American civic worker

Mary Pillsbury Lord (November 14, 1904 – July 21, 1978) was an American civic worker and officer in several charitable organizations, as well as serving as a U.S. delegate to the United Nations General Assembly.

==Early life==
Lord was born as Mary Stinson Pillsbury in Minneapolis, Minnesota. Lord's father was Charles Stinson Pillsbury. Lord's mother was Helen Pendleton Winston.
Lord had five siblings, including Philip Winston Pillsbury and Katharine Pillsbury. Lord's grandfather was the founder of the Pillsbury Company.

== Education ==
In 1927, Lord graduated cum laude from Smith College. In 1953, Lord earned an honorary doctor of law degree from Smith College.

== Career ==
Lord began her career with family welfare work in Minneapolis from 1927 to 1929. Lord was a member of Junior League of Minneapolis in Minneapolis. Lord became a volunteer case work for the Charity Organization Society in New York City. Lord became the president of the Junior League of the City of New York from 1936 to 1938. During World War II she served as Assistant Regional Director of the Office of Civilian Defense and in 1944 was appointed chairman of the National Civilian Advisory Committee of the Women's Army Corps WAC.

In 1948, Lord was the organizer and elected as chairman of the U.S. Commission of UNICEF.

In 1952, Lord was a campaign leader for Eisenhower and she became the co-chairman of the Citizens for Eisenhower organization.

In 1953 Lord was appointed by President Dwight D. Eisenhower to succeed Eleanor Roosevelt as the U.S. representative to the United Nations Human Rights Commission.
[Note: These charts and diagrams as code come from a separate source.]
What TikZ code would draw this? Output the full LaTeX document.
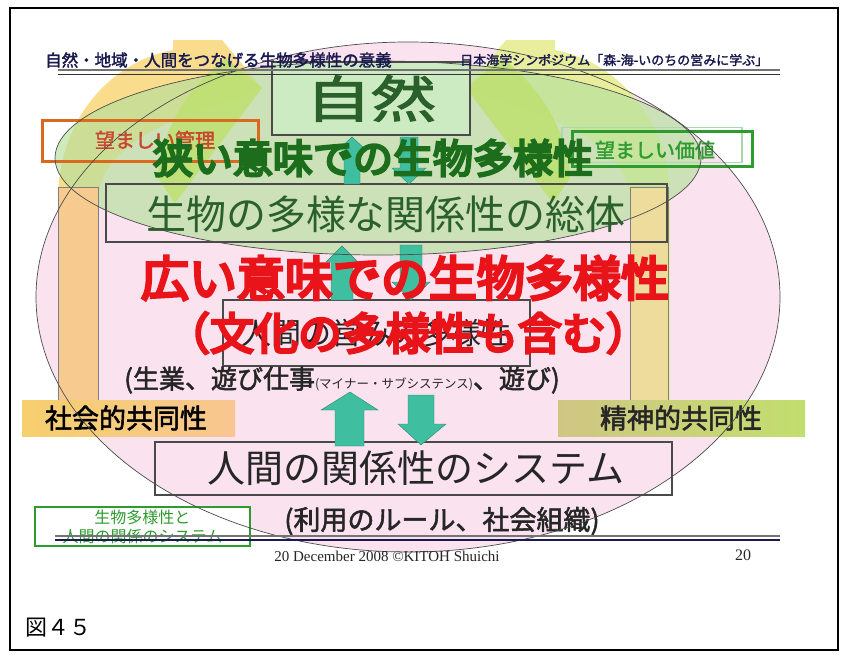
\documentclass[tikz,border=0pt]{standalone}
\usepackage{fontspec}
\setmainfont{Liberation Serif}
\newfontfamily\jp{Noto Sans CJK JP}
\newfontfamily\jpb[FakeBold=2]{Noto Sans CJK JP}
\newfontfamily\jpbb[FakeBold=6]{Noto Sans CJK JP}
\definecolor{pinkbg}{HTML}{FAE3EF}
\definecolor{yelband}{HTML}{FADD8C}
\definecolor{yelgreen}{HTML}{E8EE9C}
\definecolor{greenell}{HTML}{B4E09C}
\definecolor{limeL}{HTML}{BEE070}
\definecolor{peach}{HTML}{F7CB8F}
\definecolor{paleyel}{HTML}{EEDC9C}
\definecolor{natgreen}{HTML}{CDEBC3}
\definecolor{darkgreen}{HTML}{2A602A}
\definecolor{heavygreen}{HTML}{1C6E1C}
\definecolor{redtxt}{HTML}{E81419}
\definecolor{teal}{HTML}{40BFA0}
\definecolor{navy}{HTML}{1A1A50}
\definecolor{boxgray}{HTML}{4A4A4A}
\definecolor{orangebox}{HTML}{D9691F}
\definecolor{greenbox}{HTML}{2E9B2E}
\definecolor{barLa}{HTML}{F6CF6E}
\definecolor{barLb}{HTML}{F8C691}
\definecolor{barRa}{HTML}{D0C684}
\definecolor{barRb}{HTML}{C2DE6E}
\definecolor{kanritxt}{HTML}{C84632}
\begin{document}
\begin{tikzpicture}[x=1pt,y=-1pt,
  boxstyle/.style={draw=boxgray, line width=1.2pt, inner sep=0pt},
  arrowfill/.style={fill=teal, draw=teal!70!black, line width=0.4pt},
  ellline/.style={draw=black!70, line width=0.7pt}]
\useasboundingbox (0,0) rectangle (847,659);
\fill[white] (0,0) rectangle (847,659);
% big pink ellipse
\fill[pinkbg] (408,297) ellipse [x radius=372, y radius=255];
% left band
\fill[yelband] (58,400) -- (58,200) .. controls (58,120) and (110,62) .. (173,50) -- (173,40) -- (222,40) -- (262,88) -- (235,100) .. controls (160,120) and (100,150) .. (98,200) -- (98,400) -- cycle;
% right band (mirrored)
\begin{scope}[xshift=728, xscale=-1]
\fill[yelgreen] (58,400) -- (58,200) .. controls (58,120) and (110,62) .. (173,50) -- (173,40) -- (222,40) -- (262,88) -- (235,100) .. controls (160,120) and (100,150) .. (98,200) -- (98,400) -- cycle;
\end{scope}
% upper green ellipse
\fill[greenell, opacity=0.65] (378,158) ellipse [x radius=323, y radius=97];
% green wedges
\fill[limeL, opacity=0.85] (226,58) -- (262,88) -- (175,203) -- (158,178) .. controls (160,130) and (190,85) .. (226,58) -- cycle;
\begin{scope}[xshift=728, xscale=-1]
\fill[limeL, opacity=0.85] (226,58) -- (262,88) -- (175,203) -- (158,178) .. controls (160,130) and (190,85) .. (226,58) -- cycle;
\end{scope}
% vertical bars
\draw[black!50, fill=peach] (58,187) rectangle (98,400);
\draw[black!50, fill=paleyel] (630,187) rectangle (668,400);
% horizontal bars
\shade[left color=barLa, right color=barLb] (22,400) rectangle (235,436);
\shade[left color=barRa, right color=barRb] (558,400) rectangle (805,436);
% boxes
\node[boxstyle, fill=natgreen, minimum width=198, minimum height=73] (shizen) at (371,98.5) {};
\node[boxstyle, minimum width=561, minimum height=58] (seibutsu) at (386.5,213) {};
\node[boxstyle, minimum width=307, minimum height=66] (ningen) at (376.5,333) {};
\node[boxstyle, minimum width=517, minimum height=53] (kankei) at (413.5,468.5) {};
\node[draw=orangebox, line width=3pt, minimum width=216, minimum height=41, inner sep=0pt] (kanri) at (150,140.5) {};
\node[draw=greenbox!40, line width=1.5pt, minimum width=180, minimum height=35, inner sep=0pt] (kachishadow) at (652,145) {};
\node[draw=greenbox, line width=3pt, minimum width=180, minimum height=35, inner sep=0pt] (kachi) at (662,148.5) {};
\node[draw=greenbox, line width=2pt, fill=white, minimum width=215, minimum height=39, inner sep=0pt] (legend) at (142.5,526.5) {};
% teal arrows
\fill[arrowfill] (352,137) -- (366,150) -- (360,150) -- (360,184) -- (344,184) -- (344,150) -- (338,150) -- cycle;
\fill[arrowfill] (400,137) -- (418,137) -- (418,168) -- (426,168) -- (409,184) -- (392,168) -- (400,168) -- cycle;
\fill[arrowfill] (342,246) -- (358,262) -- (353,262) -- (353,300) -- (331,300) -- (331,262) -- (326,262) -- cycle;
\fill[arrowfill] (400,245) -- (422,245) -- (422,282) -- (430,282) -- (411,300) -- (392,282) -- (400,282) -- cycle;
\fill[arrowfill] (350,392) -- (378,410) -- (364,410) -- (364,446) -- (335,446) -- (335,410) -- (321,410) -- cycle;
\fill[arrowfill] (408,395) -- (434,395) -- (434,424) -- (446,424) -- (421,445) -- (398,424) -- (408,424) -- cycle;
% box texts
\node[text=darkgreen] (tshizen) at (shizen) {\jpb\fontsize{50}{56}\selectfont\scalebox{1.3}[1]{自然}};
\node[text=darkgreen] (tseibutsu) at (386,214) {\jp\fontsize{40}{46}\selectfont 生物の多様な関係性の総体};
\node[text=black!85] (tningen) at (ningen) {\jp\fontsize{30}{36}\selectfont 人間の営みの多様性};
\node[text=black!85] (tkankei) at (416,468) {\jp\fontsize{38}{44}\selectfont 人間の関係性のシステム};
\node[text=kanritxt] (tkanri) at (155,140) {\jpb\fontsize{20}{24}\selectfont 望ましい管理};
\node[text=greenbox] (tkachi) at (655,150) {\jpb\fontsize{20}{24}\selectfont 望ましい価値};
\node[text=greenbox, align=center, inner sep=0pt, font=\jp\fontsize{16}{19}\selectfont] (tlegend) at (142.5,526.5) {生物多様性と\\人間の関係のシステム};
% big overlay texts
\node[text=heavygreen] (narrow) at (373,158) {\jpbb\fontsize{40}{46}\selectfont 狭い意味での生物多様性};
\node[text=redtxt] (broad) at (405,278) {\jpbb\fontsize{48}{54}\selectfont 広い意味での生物多様性};
\node[text=redtxt] (bunka) at (408,333) {\jpbb\fontsize{44}{50}\selectfont （文化の多様性も含む）};
\node[text=black!85] (seigyo) at (342,380) {\jpb\fontsize{26}{30}\selectfont (生業、遊び仕事{\jp\fontsize{12.5}{14}\selectfont (マイナー・サブシステンス)}、遊び)};
\node[text=black] (shakai) at (126,418) {\jpb\fontsize{27}{30}\selectfont 社会的共同性};
\node[text=black!85] (seishin) at (681,418) {\jpb\fontsize{27}{30}\selectfont 精神的共同性};
\node[text=black!85] (riyou) at (442,521) {\jpb\fontsize{27}{30}\selectfont (利用のルール、社会組織)};
% ellipse outlines
\draw[ellline] (408,297) ellipse [x radius=372, y radius=255];
\draw[ellline] (378,158) ellipse [x radius=323, y radius=97];
% header
\draw[black!55, line width=1.5pt] (58,70) -- (780,70);
\draw[black!80, line width=1pt] (58,74) -- (780,74);
\node[anchor=west, text=navy, inner sep=0pt] (hleft) at (45,60) {\jpb\fontsize{16.5}{18}\selectfont 自然・地域・人間をつなげる生物多様性の意義};
\node[anchor=west, text=navy, inner sep=0pt] (hright) at (460,60) {\jpb\fontsize{13}{15}\selectfont 日本海学シンポジウム「森-海-いのちの営みに学ぶ」};
% footer
\draw[black!55, line width=1.5pt] (55,536) -- (780,536);
\draw[navy, line width=1.2pt] (55,540) -- (780,540);
\node[text=black!85] (credit) at (387,556) {\fontsize{15}{17}\selectfont 20 December 2008 ©KITOH Shuichi};
\node[text=black!85] (pagenum) at (743,555) {\fontsize{16}{18}\selectfont 20};
% frame and caption
\draw[line width=1.5pt] (10,8) rectangle (838,650);
\node[anchor=west, inner sep=0pt] (fig) at (25,628) {\jp\fontsize{22}{26}\selectfont 図４５};
\end{tikzpicture}
\end{document}
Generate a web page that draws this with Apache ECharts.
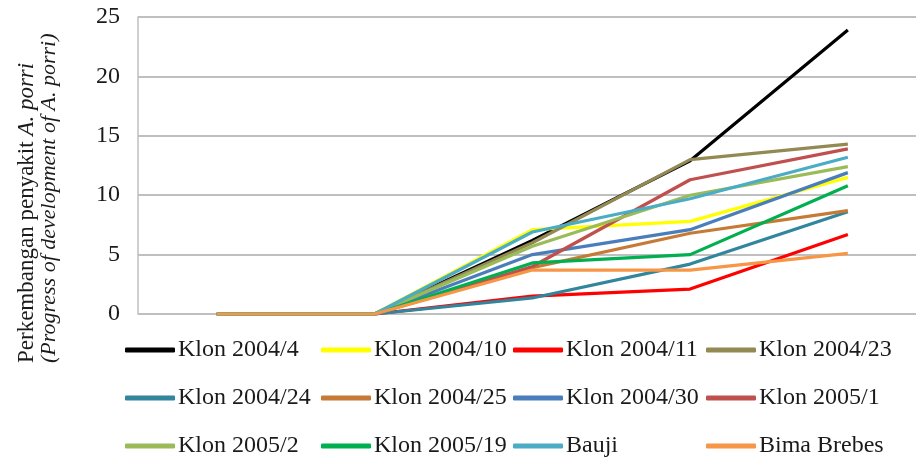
<!DOCTYPE html>
<html>
<head>
<meta charset="utf-8">
<script src="https://cdn.jsdelivr.net/npm/echarts@6/dist/echarts.min.js"></script>
<style>
  html, body { margin: 0; padding: 0; background: #fff; }
  #chart { width: 916px; height: 459px; }
</style>
</head>
<body>
<div id="chart"></div>
<script>
// Categories (observation points, unlabeled in the figure)
var categories = [1, 2, 3, 4, 5];

// Series names
var seriesNames = ['Klon 2004/4', 'Klon 2004/10', 'Klon 2004/11', 'Klon 2004/23',
                   'Klon 2004/24', 'Klon 2004/25', 'Klon 2004/30', 'Klon 2005/1',
                   'Klon 2005/2', 'Klon 2005/19', 'Bauji', 'Bima Brebes'];

// Series values
var klon2004_4  = [0, 0, 6.2, 12.9, 23.9];
var klon2004_10 = [0, 0, 7.1, 7.8, 11.5];
var klon2004_11 = [0, 0, 1.5, 2.1, 6.7];
var klon2004_23 = [0, 0, 6.0, 13.0, 14.3];
var klon2004_24 = [0, 0, 1.35, 4.2, 8.6];
var klon2004_25 = [0, 0, 3.9, 6.8, 8.7];
var klon2004_30 = [0, 0, 5.0, 7.1, 11.9];
var klon2005_1  = [0, 0, 4.0, 11.3, 13.9];
var klon2005_2  = [0, 0, 5.7, 10.0, 12.4];
var klon2005_19 = [0, 0, 4.3, 5.0, 10.8];
var bauji       = [0, 0, 6.9, 9.7, 13.2];
var bimaBrebes  = [0, 0, 3.7, 3.7, 5.1];

// Y-axis tick labels
var yTicks = [0, 5, 10, 15, 20, 25];

var allValues = [klon2004_4, klon2004_10, klon2004_11, klon2004_23, klon2004_24, klon2004_25,
                 klon2004_30, klon2005_1, klon2005_2, klon2005_19, bauji, bimaBrebes];

var colors = ['#000000', '#ffff00', '#ff0000', '#938953', '#31859c', '#c67a35',
              '#4a7ebb', '#c0504d', '#9bbb59', '#00b050', '#4bacc6', '#f79646'];

var FONT = '"Liberation Serif", "Times New Roman", serif';

var series = seriesNames.map(function (name, i) {
  return {
    name: name,
    type: 'line',
    data: categories.map(function (c, k) { return [c, allValues[i][k]]; }),
    symbol: 'none',
    smooth: false,
    clip: false,
    lineStyle: { width: 3.2, color: colors[i] },
    itemStyle: { color: colors[i] },
    z: 2 + i
  };
});

// Legend layout: 4 columns x 3 rows
var colLeft = [125, 321, 513, 706];
var rowTop = [350, 398, 446];
var legends = seriesNames.map(function (name, i) {
  var r = Math.floor(i / 4), c = i % 4;
  return {
    data: [name],
    left: colLeft[c],
    top: rowTop[r] - 12,
    icon: 'roundRect',
    itemWidth: 50,
    itemHeight: 5,
    itemGap: 0,
    padding: 0,
    textStyle: { fontFamily: FONT, fontSize: 24, color: '#1a1a1a', padding: [0, 0, 6, -2] },
    selectedMode: false
  };
});

var chart = echarts.init(document.getElementById('chart'), null, { renderer: 'canvas' });
chart.setOption({
  animation: false,
  backgroundColor: '#ffffff',
  grid: { left: 138, top: 17, right: 0, height: 297, containLabel: false },
  xAxis: {
    type: 'value',
    min: 0.5,
    max: 5.432,
    axisLine: { show: false },
    axisTick: { show: false },
    axisLabel: { show: false },
    splitLine: { show: false }
  },
  yAxis: {
    type: 'value',
    min: 0,
    max: 25,
    interval: 5,
    axisLine: { show: true, lineStyle: { color: '#bfbfbf', width: 1.5 } },
    axisTick: { show: false },
    axisLabel: {
      fontFamily: FONT, fontSize: 24, color: '#1a1a1a', margin: 18,
      formatter: function (v) { return yTicks.indexOf(v) >= 0 ? String(v) : ''; }
    },
    splitLine: { show: true, lineStyle: { color: '#bfbfbf', width: 2 } }
  },
  legend: legends,
  graphic: [
    {
      type: 'text',
      x: 27, y: 363,
      rotation: Math.PI / 2,
      style: {
        text: '{n|Perkembangan penyakit }{i|A. porri}',
        textAlign: 'left',
        textVerticalAlign: 'middle',
        rich: {
          n: { fontFamily: FONT, fontSize: 23, fill: '#1a1a1a' },
          i: { fontFamily: FONT, fontSize: 23, fontStyle: 'italic', fill: '#1a1a1a' }
        }
      }
    },
    {
      type: 'text',
      x: 49, y: 363,
      rotation: Math.PI / 2,
      style: {
        text: '(Progress of development of A. porri)',
        textAlign: 'left',
        textVerticalAlign: 'middle',
        fontFamily: FONT, fontSize: 22, fontStyle: 'italic', fill: '#1a1a1a'
      }
    }
  ],
  series: series
});
</script>
</body>
</html>
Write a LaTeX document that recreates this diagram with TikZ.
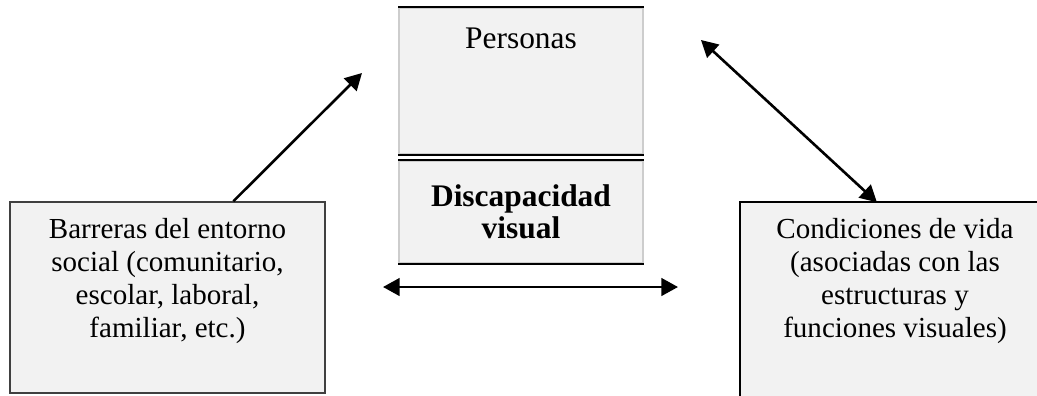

Lord also was a U.S. alternate representative and U.S. delegate to the United Nations General Assembly.

After resigning from the United Nations in 1961 she chaired the New York Governor's Committee on the Education and Employment of Women; worked with the Citizens for Peace with Freedom in Vietnam Committee; was president of the International Rescue Committee; and a governor of the Atlantic Institute.

Mary, along with her sister, Katherine Pillsbury McKee, was a survivor of the sinking of the Ward Line steam ship SS Mohawk, which occurred on January 24, 1935. The 6000 ton-steam ship collided with a Norwegian freighter off the New Jersey coast. 15 passengers and 32 crew died.

== Personal life ==
On December 7, 1929, in Minneapolis, Lord married Oswald Bates Lord, a businessman in the textile industry. They had three sons.

On July 21, 1978 Lord died at from cancer at her home in New York City, New York.